The USGA decided this year to eliminate the 10-shot rule in which players within 10 strokes of the lead make the cut. Starting at this year's championship, the cut was the top 60 and ties.

USGA executive director Mike Davis said the idea behind the new rule was to limit the number of players making the cut — 108 did so Oakland Hills in 1996 — and prevent slow play that could force a two-tee start in threesomes.

Watson, 2010 British Open champion Louis Oosthuizen and Dustin Johnson were among the notables who would've been spared this year. So would've Casey Martin and his cart, too.

"I haven't really looked at the leaderboard," said Phil Mickelson, whose second-round 71 put him at 7 over and safe. "I've been more on the cut line."

Donald came to the US Open with six wins in the past 18 months, more than any other player. Last year, the 34-year-old Englishman pulled off an unprecedented feat by topping the money lists on both the PGA and European tours.

Now he'll probably miss the weekend for the third time in nine US Open starts.

Donald followed his birdie-free 79 — which even 14-year-old qualifier Andy Zhang matched on Thursday — with a less erratic second round.
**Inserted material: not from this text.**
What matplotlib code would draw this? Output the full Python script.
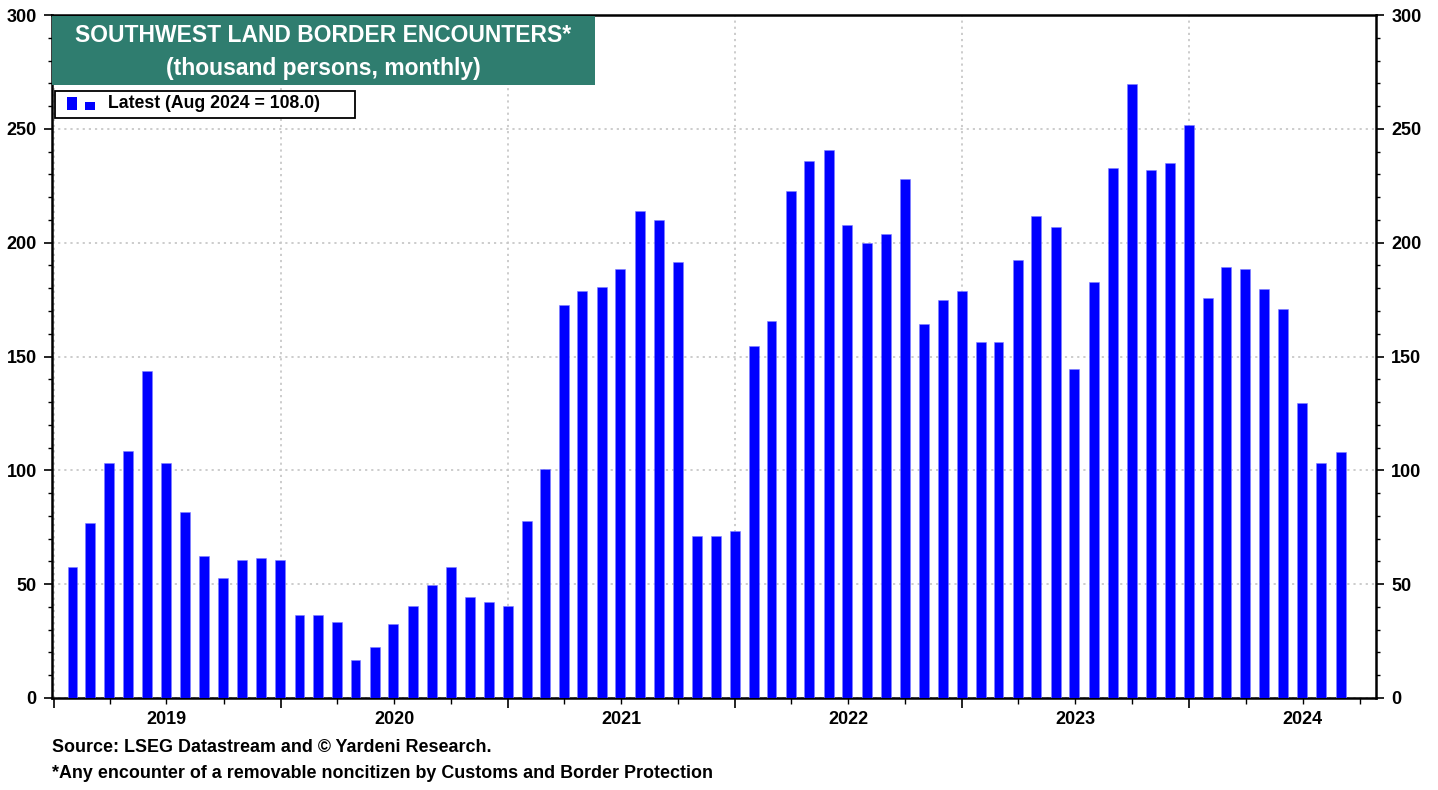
import numpy as np
import pandas as pd
import matplotlib
matplotlib.use("Agg")
import matplotlib.pyplot as plt
import matplotlib.dates as mdates
from matplotlib.patches import Rectangle
from matplotlib.ticker import MultipleLocator
from matplotlib.transforms import blended_transform_factory

plt.rcParams["font.family"] = ["Liberation Sans", "DejaVu Sans"]
plt.rcParams["font.weight"] = "bold"

# monthly encounters, thousand persons (Jan 2019 .. Aug 2024)
encounters = [
    57.5, 76.7, 103.2, 108.6, 143.8, 103.2, 81.5, 62.4, 52.6, 60.5, 61.4, 60.5,
    36.3, 36.3, 33.2, 16.6, 22.5, 32.4, 40.3, 49.6, 57.4, 44.2, 42.2, 40.3,
    77.6, 100.4, 172.7, 178.6, 180.6, 188.6, 213.7, 209.8, 191.5, 71.1, 71.1, 73.2,
    154.5, 165.8, 222.6, 235.8, 240.7, 207.7, 199.8, 203.8, 227.9, 164.4, 174.7, 178.6,
    156.5, 156.5, 192.5, 211.7, 206.7, 144.6, 182.7, 232.9, 269.8, 231.9, 234.8, 251.5,
    175.7, 189.4, 188.6, 179.6, 170.8, 129.4, 103.2, 108.0,
]
dates = pd.date_range("2019-01-31", periods=len(encounters), freq="ME")
years = [2019, 2020, 2021, 2022, 2023, 2024]

W, H = 1438, 790
fig = plt.figure(figsize=(W / 100, H / 100), dpi=100)
ax = fig.add_axes([52 / W, 1 - 698 / H, (1376 - 52) / W, (698 - 15) / H])

ax.bar(dates, encounters, width=16, color="#0000ff", edgecolor="#8080ff", linewidth=0.4, zorder=3)

ax.set_xlim(pd.Timestamp("2018-12-29"), pd.Timestamp("2024-10-27"))
ax.set_ylim(0, 300)

# x axis: long ticks at year boundaries, short at quarters, year labels mid-year
ax.xaxis.set_major_locator(mdates.YearLocator())
ax.xaxis.set_minor_locator(mdates.MonthLocator(bymonth=[4, 7, 10]))
ax.xaxis.set_major_formatter(plt.NullFormatter())
ax.tick_params(axis="x", which="major", length=7, width=1.2, direction="out")
ax.tick_params(axis="x", which="minor", length=4, width=1.0, direction="out")
tr = blended_transform_factory(ax.transData, ax.transAxes)
for y in years:
    ax.text(mdates.date2num(pd.Timestamp(f"{y}-07-01")), -0.032, str(y), transform=tr,
            ha="center", va="center", fontsize=13, fontweight="bold")

# y axis on both sides
ax.yaxis.set_major_locator(MultipleLocator(50))
ax.yaxis.set_minor_locator(MultipleLocator(10))
ax.tick_params(axis="y", which="major", length=6, width=1.2, labelsize=13,
               left=True, right=True, labelleft=True, labelright=True, pad=5)
ax.tick_params(axis="y", which="minor", length=3, width=1.0, left=True, right=True)
for lab in ax.get_yticklabels():
    lab.set_fontweight("bold")

for s in ax.spines.values():
    s.set_linewidth(1.8)

ax.grid(True, which="major", axis="both", color="#c8c8c8", linestyle=(0, (1.2, 2.2)), linewidth=1.3, zorder=0)

# title box
fig.patches.append(Rectangle((52 / W, 1 - 85 / H), (595 - 52) / W, (85 - 16) / H,
                             transform=fig.transFigure, facecolor="#2f7d6f", edgecolor="none", zorder=5))
fig.text(323 / W, 1 - 36 / H, "SOUTHWEST LAND BORDER ENCOUNTERS*", ha="center", va="center",
         color="white", fontsize=16.5, fontweight="bold", zorder=6)
fig.text(323 / W, 1 - 68 / H, "(thousand persons, monthly)", ha="center", va="center",
         color="white", fontsize=16.5, fontweight="bold", zorder=6)

# legend box
fig.patches.append(Rectangle((55 / W, 1 - 118 / H), (355 - 55) / W, (118 - 91) / H,
                             transform=fig.transFigure, facecolor="white", edgecolor="black",
                             linewidth=1.3, zorder=5))
fig.patches.append(Rectangle((67 / W, 1 - 110 / H), 10 / W, 13 / H, transform=fig.transFigure,
                             facecolor="#0000ff", edgecolor="none", zorder=6))
fig.patches.append(Rectangle((85 / W, 1 - 110 / H), 10 / W, 8 / H, transform=fig.transFigure,
                             facecolor="#0000ff", edgecolor="none", zorder=6))
fig.text(108 / W, 1 - 104 / H, "Latest (Aug 2024 = 108.0)", ha="left", va="center",
         fontsize=12.7, fontweight="bold", zorder=6)

# footnotes
fig.text(52 / W, 1 - 748 / H, "Source: LSEG Datastream and \u00a9 Yardeni Research.",
         ha="left", va="center", fontsize=12.9, fontweight="bold")
fig.text(52 / W, 1 - 773 / H, "*Any encounter of a removable noncitizen by Customs and Border Protection",
         ha="left", va="center", fontsize=12.9, fontweight="bold")

fig.savefig("out.png", dpi=100)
He had five bogeys and three birdies to card a 72, coming up empty in yet another major.

"That's the one part of my golfing resume in the last few years, especially, that I need to continually address and continually improve," Donald said. "I want to win one more than any of you guys know."

Donald was made an MBE in the Queen's birthday honors list today for spending almost a year at the top of golf's world ranking.

"Not sure the Queen will be watching," Donald joked earlier this week. "But who knows?"

Her Majesty won't have the chance this weekend.

The fast and fickle fairways had some of the game's top players hacking out of rough and digging into sand for shots. Others searched for balls in the colossal cypress trees or pushed putts all over the rock-hard greens. Some did all of them.

The only thing more startling than the top-ranked player's early exit was last year's champion.

McIlroy mixed five bogeys — including one on his final hole — with a pair of birdies in the second round a day after he posted a 77. The 23-year-old from Northern Ireland shattered US Open records last June at rain-softened Congressional, finishing at 268 to break the 72-hole record by four shots, and his 16-under total was four better than Woods' mark at Pebble Beach in 2000.

What a pushover that course look like now.

"It's just the course is so tough with the reverse cambers and you hit it in the middle of the fairway sometimes it doesn't hold and you're in the rough and when you hit it in the rough it makes it difficult,' McIlroy said about Olympic. "They set it up like a real classic US Open."